No visit to Alameda, California, would be complete without a stop at Books, Inc. We were in town for a few days to visit our daughter Claire, and just as on my first visit last spring to this charming Bay Area community, I quickly made a beeline on Friday morning for the West’s oldest independent bookseller.
While there, I picked up a short novel with a New York Times Book Review blurb on the cover about the hypnotic effect of the writer in this work that was “easy to devour in one sitting.” Some three hours later, I turned the last page, wishing there was more.
Lemon (2021) is the first novel translated into English by the Korean writer Kwon Yeo-sun. A crime novel in structure, it is much more in fact. The story revolves around the murder years earlier of a beautiful 18-year-old woman and how the case turns cold when the two prime suspects cannot be convicted.
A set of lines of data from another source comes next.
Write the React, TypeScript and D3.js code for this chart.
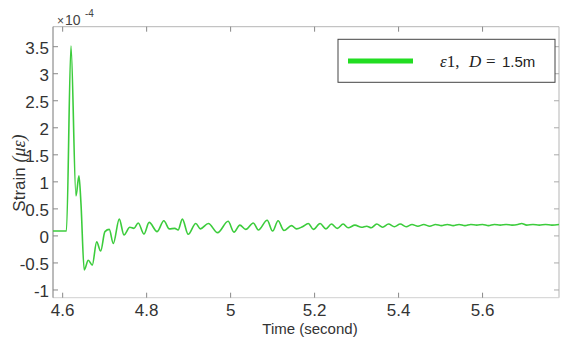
import React from 'react'
import * as d3 from 'd3'

// time (s) and strain (x1e-4)
const timeS = [
  4.577, 4.609, 4.6198, 4.6317, 4.6388, 4.6436, 4.6514, 4.661, 4.6705, 4.681,
  4.6905, 4.7007, 4.711, 4.7205, 4.7348, 4.746, 4.76, 4.7698, 4.78, 4.7936,
  4.806, 4.825, 4.841, 4.854, 4.867, 4.875, 4.885, 4.899, 4.917, 4.928,
  4.947, 4.969, 4.994, 5.008, 5.022, 5.036, 5.054, 5.066, 5.087, 5.1,
  5.113, 5.127, 5.145, 5.157, 5.171, 5.185, 5.197, 5.213, 5.227, 5.24,
  5.254, 5.268, 5.28, 5.296, 5.312, 5.324, 5.335, 5.348, 5.362, 5.376,
  5.39, 5.404, 5.418, 5.432, 5.446, 5.46, 5.474, 5.488, 5.502, 5.516,
  5.53, 5.544, 5.558, 5.572, 5.586, 5.6, 5.614, 5.628, 5.642, 5.656,
  5.67, 5.684, 5.693, 5.705, 5.72, 5.735, 5.75, 5.765, 5.782,
]
const strain = [
  0.09, 0.09, 3.51, 0.74, 1.11, 0.6, -0.63, -0.45, -0.54, -0.11,
  -0.28, 0.08, 0.12, -0.14, 0.31, 0.02, 0.16, 0.14, 0.24, 0.035,
  0.25, 0.08, 0.28, 0.13, 0.14, 0.11, 0.31, 0.03, 0.23, 0.13,
  0.23, 0.06, 0.27, 0.07, 0.2, 0.12, 0.24, 0.11, 0.29, 0.09,
  0.28, 0.1, 0.19, 0.13, 0.17, 0.23, 0.12, 0.23, 0.13, 0.22,
  0.14, 0.22, 0.15, 0.2, 0.16, 0.18, 0.15, 0.22, 0.16, 0.22,
  0.17, 0.22, 0.17, 0.21, 0.18, 0.21, 0.18, 0.21, 0.19, 0.21,
  0.19, 0.21, 0.19, 0.21, 0.2, 0.21, 0.19, 0.21, 0.2, 0.21,
  0.2, 0.21, 0.23, 0.2, 0.21, 0.2, 0.21, 0.2, 0.21,
]
const xTicks = [4.6, 4.8, 5, 5.2, 5.4, 5.6]
const xTickLabels = ['4.6', '4.8', '5', '5.2', '5.4', '5.6']
const yTicks = [-1, -0.5, 0, 0.5, 1, 1.5, 2, 2.5, 3, 3.5]
const yTickLabels = ['-1', '-0.5', '0', '0.5', '1', '1.5', '2', '2.5', '3', '3.5']

const W = 561
const H = 338
const box = { left: 53, right: 559, top: 26.7, bottom: 297.7 }
const sans = '"Liberation Sans", Arial, sans-serif'
const serif = '"Liberation Serif", "DejaVu Serif", serif'

export default function App() {
  const x = d3.scaleLinear().domain([4.577, 5.782]).range([box.left, box.right])
  const y = d3.scaleLinear().domain([-1.143, 3.87]).range([box.bottom, box.top])

  const pts: [number, number][] = timeS.map((t, i) => [t, strain[i]])
  const line = d3.line<[number, number]>()
    .x(d => x(d[0]))
    .y(d => y(d[1]))
    .curve(d3.curveMonotoneX)

  const tk = 5

  return (
    <svg width={W} height={H} style={{ position: 'absolute', left: 0, top: 0, background: '#fff' }}>
      <rect width={W} height={H} fill="#fff" />

      {/* box */}
      <line x1={box.left} x2={box.right} y1={box.top} y2={box.top} stroke="#b5b5b5" />
      <line x1={box.right} x2={box.right} y1={box.top} y2={box.bottom} stroke="#b5b5b5" />
      <line x1={box.left} x2={box.right} y1={box.bottom} y2={box.bottom} stroke="#d0d0d0" />
      <line x1={box.left} x2={box.left} y1={box.top} y2={box.bottom} stroke="#777" />

      {/* x ticks */}
      {xTicks.map((t, i) => (
        <g key={'x' + i}>
          <line x1={x(t)} x2={x(t)} y1={box.bottom} y2={box.bottom - tk} stroke="#888" />
          <line x1={x(t)} x2={x(t)} y1={box.top} y2={box.top + tk} stroke="#888" />
          <text x={x(t)} y={316} textAnchor="middle" fontFamily={sans} fontSize={17} fill="#333">
            {xTickLabels[i]}
          </text>
        </g>
      ))}

      {/* y ticks */}
      {yTicks.map((v, i) => (
        <g key={'y' + i}>
          <line x1={box.left} x2={box.left + tk} y1={y(v)} y2={y(v)} stroke="#888" />
          <line x1={box.right} x2={box.right - tk} y1={y(v)} y2={y(v)} stroke="#aaa" />
          <text x={49} y={y(v) + 7.5} textAnchor="end" fontFamily={sans} fontSize={17} fill="#333">
            {yTickLabels[i]}
          </text>
        </g>
      ))}

      {/* exponent */}
      <text x={57} y={25} fontFamily={sans} fontSize={14} fill="#444">
        <tspan fontSize={12}>×</tspan>
        <tspan x={65}>10</tspan>
        <tspan x={85} y={17} fontSize={10}>-4</tspan>
      </text>

      {/* axis titles */}
      <text x={310} y={334} textAnchor="middle" fontFamily={sans} fontSize={15} fill="#333">
        Time (second)
      </text>
      <text transform="translate(25,173) rotate(-90)" textAnchor="middle" fontFamily={sans} fontSize={17} fill="#333">
        Strain <tspan fontFamily={serif} fontStyle="italic" fontSize={18}>(με)</tspan>
      </text>

      {/* data */}
      <path d={line(pts) ?? ''} fill="none" stroke="#3ccc3c" strokeWidth={1.6} strokeLinejoin="round" />

      {/* legend */}
      <rect x={338} y={39.3} width={217} height={43} fill="#fff" stroke="#444" strokeWidth={1} />
      <line x1={348} x2={413} y1={61} y2={61} stroke="#22dd22" strokeWidth={5} />
      <text y={67} fontSize={17} fill="#222">
        <tspan x={440} fontFamily={serif} fontStyle="italic">ε</tspan>
        <tspan fontFamily={serif}>1,</tspan>
        <tspan x={469} fontFamily={serif} fontStyle="italic">D</tspan>
        <tspan x={486} fontFamily={serif}>=</tspan>
        <tspan x={502} fontFamily={sans} fontSize={15}>1.5m</tspan>
      </text>
    </svg>
  )
}
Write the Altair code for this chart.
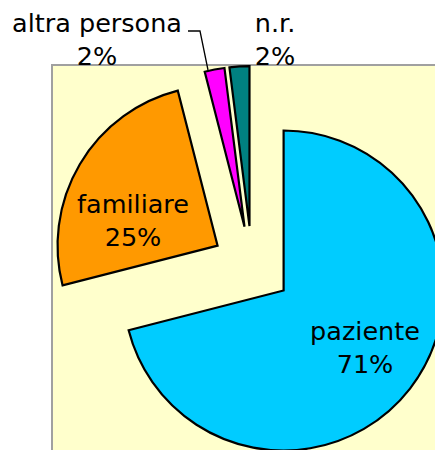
import math
import altair as alt
import pandas as pd

# ---- data ----
categories = ["paziente", "familiare", "altra persona", "n.r."]
values = [71, 25, 2, 2]
percent_labels = ["71%", "25%", "2%", "2%"]
colors = ["#00CCFF", "#FF9900", "#FF00FF", "#008080"]

# ---- layout (pixels in the view) ----
W, H = 427, 442
CX, CY = 244, 258          # pie centre
R = 160                    # pie radius
EXPLODE = 40               # explosion distance of every slice
label_x = [357, 125, 89, 267]
label_y = [332, 205, 24, 24]
leader_x = [180, 192, 200]
leader_y = [23, 23, 62]
FONT = "DejaVu Sans"

df = pd.DataFrame({"cat": categories, "value": values, "order": list(range(len(values)))})

arcs = (
    alt.Chart(df)
    .transform_joinaggregate(total="sum(value)")
    .transform_window(cum="sum(value)", sort=[alt.SortField("order")], frame=[None, 0])
    .transform_calculate(
        s="(datum.cum - datum.value) / datum.total",
        e="datum.cum / datum.total",
    )
    .transform_calculate(
        ex="sin((datum.s + datum.e) * PI)",
        ey="-cos((datum.s + datum.e) * PI)",
    )
    .mark_arc(stroke="black", strokeWidth=2.2, outerRadius=R, strokeJoin="miter")
    .encode(
        theta=alt.Theta("s:Q", scale=alt.Scale(domain=[0, 1], range=[0, 2 * math.pi]), stack=None),
        theta2="e:Q",
        x=alt.X("ex:Q", scale=alt.Scale(domain=[-1, 1], range=[CX - EXPLODE, CX + EXPLODE]), axis=None),
        y=alt.Y("ey:Q", scale=alt.Scale(domain=[-1, 1], range=[CY - EXPLODE, CY + EXPLODE]), axis=None),
        color=alt.Color("cat:N", scale=alt.Scale(domain=categories, range=colors), legend=None),
    )
)

bg = (
    alt.Chart(pd.DataFrame({"a": [0]}))
    .mark_rect(fill="#FFFFCC", stroke="#A0A0A0", strokeWidth=2)
    .encode(x=alt.value(44), x2=alt.value(W + 20), y=alt.value(57), y2=alt.value(H + 20))
)

lab_df = pd.DataFrame({
    "label": [c + "\n" + p for c, p in zip(categories, percent_labels)],
    "lx": label_x,
    "ly": label_y,
})
labels = (
    alt.Chart(lab_df)
    .mark_text(lineBreak="\n", font=FONT, fontSize=25.5, lineHeight=33, align="center",
               baseline="alphabetic", color="black")
    .encode(
        x=alt.X("lx:Q", scale=None, axis=None),
        y=alt.Y("ly:Q", scale=None, axis=None),
        text="label:N",
    )
)

lead_df = pd.DataFrame({"x": leader_x, "y": leader_y, "o": [0, 1, 2]})
leader = (
    alt.Chart(lead_df)
    .mark_line(color="black", strokeWidth=1.3)
    .encode(
        x=alt.X("x:Q", scale=None, axis=None),
        y=alt.Y("y:Q", scale=None, axis=None),
        order="o:Q",
    )
)

chart = (
    alt.layer(bg, arcs, leader, labels)
    .resolve_scale(x="independent", y="independent")
    .properties(width=W, height=H, padding=0, autosize="none", background="white")
    .configure_view(strokeWidth=0)
)

chart.save("out.html", embed_options={"renderer": "svg", "actions": False})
Yet the murdered woman’s sister begins her own journey to find the truth, a journey that intersects with the lives and fears of two other women also haunted by the incident. As many reviewers have noted, Yeo-sun’s writing is taut, pulling the reader along page-after-page to follow the unfolding, complicated, and contradictory paths each of the women take.
The whodunnit style is merely a device to have the reader consider issues of fear, guilt, grief, and trauma. It is, in the end, a work to consider how we cope and eventually go on after trauma. It is also, as more than one review has noted, a “shrewd diagnosis of a culture that disempowers women — commodifying and consuming them, one after another, until their appeal wears out.”
Yet another in my ongoing effort to find and hear new voices, Lemon is among the best I’ve discovered on this journey. I suspect that Kwon Yeo-sun is a writer we’ll continue to hear from in the years ahead.